We were in the Language Larder the other day, arranging the staples in alphabetical order and contemplating whether we should follow the lead of Chicago and throw out those tins of foie gras. It was then we heard on the news that the current session of the US Congress was a lame duck one. This chance (or was it?) juxtaposition of Anseriformes sent us to the Visual Thesaurus to explore the world of bird-inspired language. In very little time, our imagination had taken flight.

It's a curious thing that in addition to the many literal kinds of duck, English has so many figurative species as well: the VT catalogs four of them, and they all fit the category of things that we'd rather see than be: besides the lame duck, there is the dead duck, the sitting duck, and -- perhaps least perilous on the face of it -- the queer duck. It is possible to imagine a sort of nightmare scenario in which one's status rapidly changed from one of these to each of the others, ending up inevitably as the dead variety; but we marvel that all of these expressions have settled on the duck as their vehicle -- especially when they can all either lead to or result from one's goose being cooked.

By nature we tend to quail from litanies of ill-considered puns and we have even been known to grouse when others swan about, inflicting them on us, but when it's time to talk turkey about feathered figures of speech, it really is quite remarkable that English has such a flock of them.

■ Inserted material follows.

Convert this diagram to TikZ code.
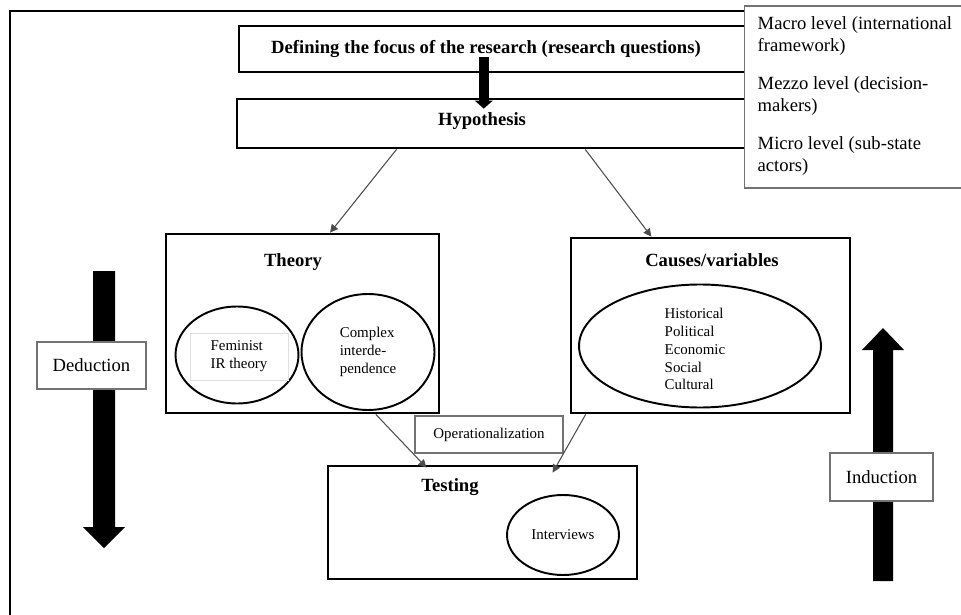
\documentclass[tikz,border=0pt]{standalone}
\usepackage{fontspec}
\setmainfont{Liberation Serif}
\usetikzlibrary{shapes,arrows.meta,positioning,calc}

\begin{document}
\begin{tikzpicture}[x=0.02cm, y=-0.02cm, thick]
        % Define block styles
        \tikzstyle{mainbox} = [rectangle, draw=black, line width=1.6pt, inner sep=0pt]
        \tikzstyle{thinbox} = [rectangle, draw=black!55, line width=0.6pt, fill=white, inner sep=0pt]
        \tikzstyle{roundnode} = [ellipse, draw=black, line width=1.1pt, inner sep=0pt, align=left]
        \tikzstyle{heading} = [font=\fontsize{10.6}{12.6}\selectfont\bfseries, inner sep=0pt]
        \tikzstyle{bodytext} = [font=\fontsize{10.6}{12.5}\selectfont, align=left]
        \tikzstyle{smalltext} = [font=\fontsize{8.5}{10.2}\selectfont, align=left]
        \tikzstyle{line} = [draw=black!70, line width=0.6pt, -{Triangle[length=4.5pt, width=4.5pt]}]
        \tikzstyle{bigline} = [draw, line width=5.5pt, -{Triangle[length=4.6pt, width=10.2pt]}]

        \clip (0,0) rectangle (961,615);

        % Outer frame
        \draw[line width=1.7pt] (800,11) -- (10,11) -- (10,620);

        % Define nodes
        \node [mainbox, minimum width=10.42cm, minimum height=0.92cm] (focus) at (499.5,49) {};
        \node [heading] (focustext) at (486,49) {Defining the focus of the research (research questions)};
        \node [mainbox, minimum width=10.46cm, minimum height=0.98cm] (hyp) at (498.5,123.5) {};
        \node [heading] (hyptext) at (482,121) {Hypothesis};

        \node [thinbox, minimum width=4.62cm, minimum height=3.64cm] (levels) at (859.5,97) {};
        \node [bodytext, anchor=west, inner sep=0pt] (levelstext) at (757,96)
            {Macro level (international\\framework)\\[9pt]Mezzo level (decision-\\makers)\\[9pt]Micro level (sub-state\\actors)};

        \node [mainbox, minimum width=5.46cm, minimum height=3.58cm] (theory) at (302.5,323.5) {};
        \node [heading] (theorytext) at (293,262) {Theory};
        \node [roundnode, minimum width=2.46cm, minimum height=1.94cm] (feminist) at (237,355) {};
        \node [smalltext, draw=black!12, line width=0.4pt, minimum width=1.96cm, minimum height=0.94cm] (femtext) at (239,356.5) {Feminist\\IR theory};
        \node [roundnode, smalltext, minimum width=2.66cm, minimum height=2.32cm] (complex) at (368,352) {Complex\\interde-\\pendence};

        \node [mainbox, minimum width=5.58cm, minimum height=3.5cm] (causes) at (710.5,325.5) {};
        \node [heading] (causestext) at (712,260) {Causes/variables};
        \node [roundnode, minimum width=4.84cm, minimum height=2.46cm] (factors) at (700,346) {};
        \node [smalltext, anchor=west, inner sep=0pt] (factorstext) at (664,349) {Historical\\Political\\Economic\\Social\\Cultural};

        \node [thinbox, smalltext, minimum width=2.96cm, minimum height=0.74cm] (oper) at (489,434.5) {Operationalization};

        \node [mainbox, minimum width=6.18cm, minimum height=2.26cm] (testing) at (482.5,522.5) {};
        \node [heading] (testingtext) at (450,487) {Testing};
        \node [roundnode, smalltext, minimum width=2.24cm, minimum height=1.6cm, align=center] (interviews) at (563,535) {Interviews};

        % Deduction and induction arrows
        \fill (93,271) -- (115,271) -- (115,527) -- (125,527) -- (104,548) -- (83,527) -- (93,527) -- cycle;
        \fill (873,581) -- (893,581) -- (893,350) -- (904,350) -- (883,328) -- (862,350) -- (873,350) -- cycle;
        \node [thinbox, bodytext, minimum width=2.18cm, minimum height=0.94cm, align=center] (deduction) at (91.5,365.5) {Deduction};
        \node [thinbox, bodytext, minimum width=2.06cm, minimum height=0.96cm, align=center] (induction) at (881.5,477) {Induction};

        % Connect nodes with paths
        \coordinate (fs) at ($(focus.north west)!0.47!(focus.north east) + (0,32)$);
        \coordinate (ht) at ($(hyp.north) + (0,11)$);
        \draw[bigline] (fs) -- (fs |- ht);
        \draw[line] ($(hyp.south west)!0.306!(hyp.south east)$) -- ($(theory.north west)!0.6!(theory.north east)$);
        \draw[line] ($(hyp.south west)!0.665!(hyp.south east)$) -- ($(causes.north west)!0.29!(causes.north east)$);
        \draw[line] ($(theory.south west)!0.766!(theory.south east)$) -- ($(testing.north west)!0.32!(testing.north east) + (0,3)$);
        \draw[line] ($(causes.south west)!0.057!(causes.south east)$) -- ($(testing.north west)!0.725!(testing.north east) + (0,8)$);

\end{tikzpicture}
\end{document}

While certain bird-tropes have something complimentary or respectful to say about our feathered friends -- one can, for example, soar like an eagle, or watch someone like a hawk -- it seems that most avian analogies are somewhat akin to those for the duck: the bird ends up on the short end of the stick, serving only as the carrier of a disparaging message. Chicken is a case in point: all of its standalone figurative meanings are derisive, despite the chicken being such a harmless creature. The one notable exception is spring chicken, a prima facie commendatory thing to be, or to be called; except that the expression is typically used to characterize someone who is not one.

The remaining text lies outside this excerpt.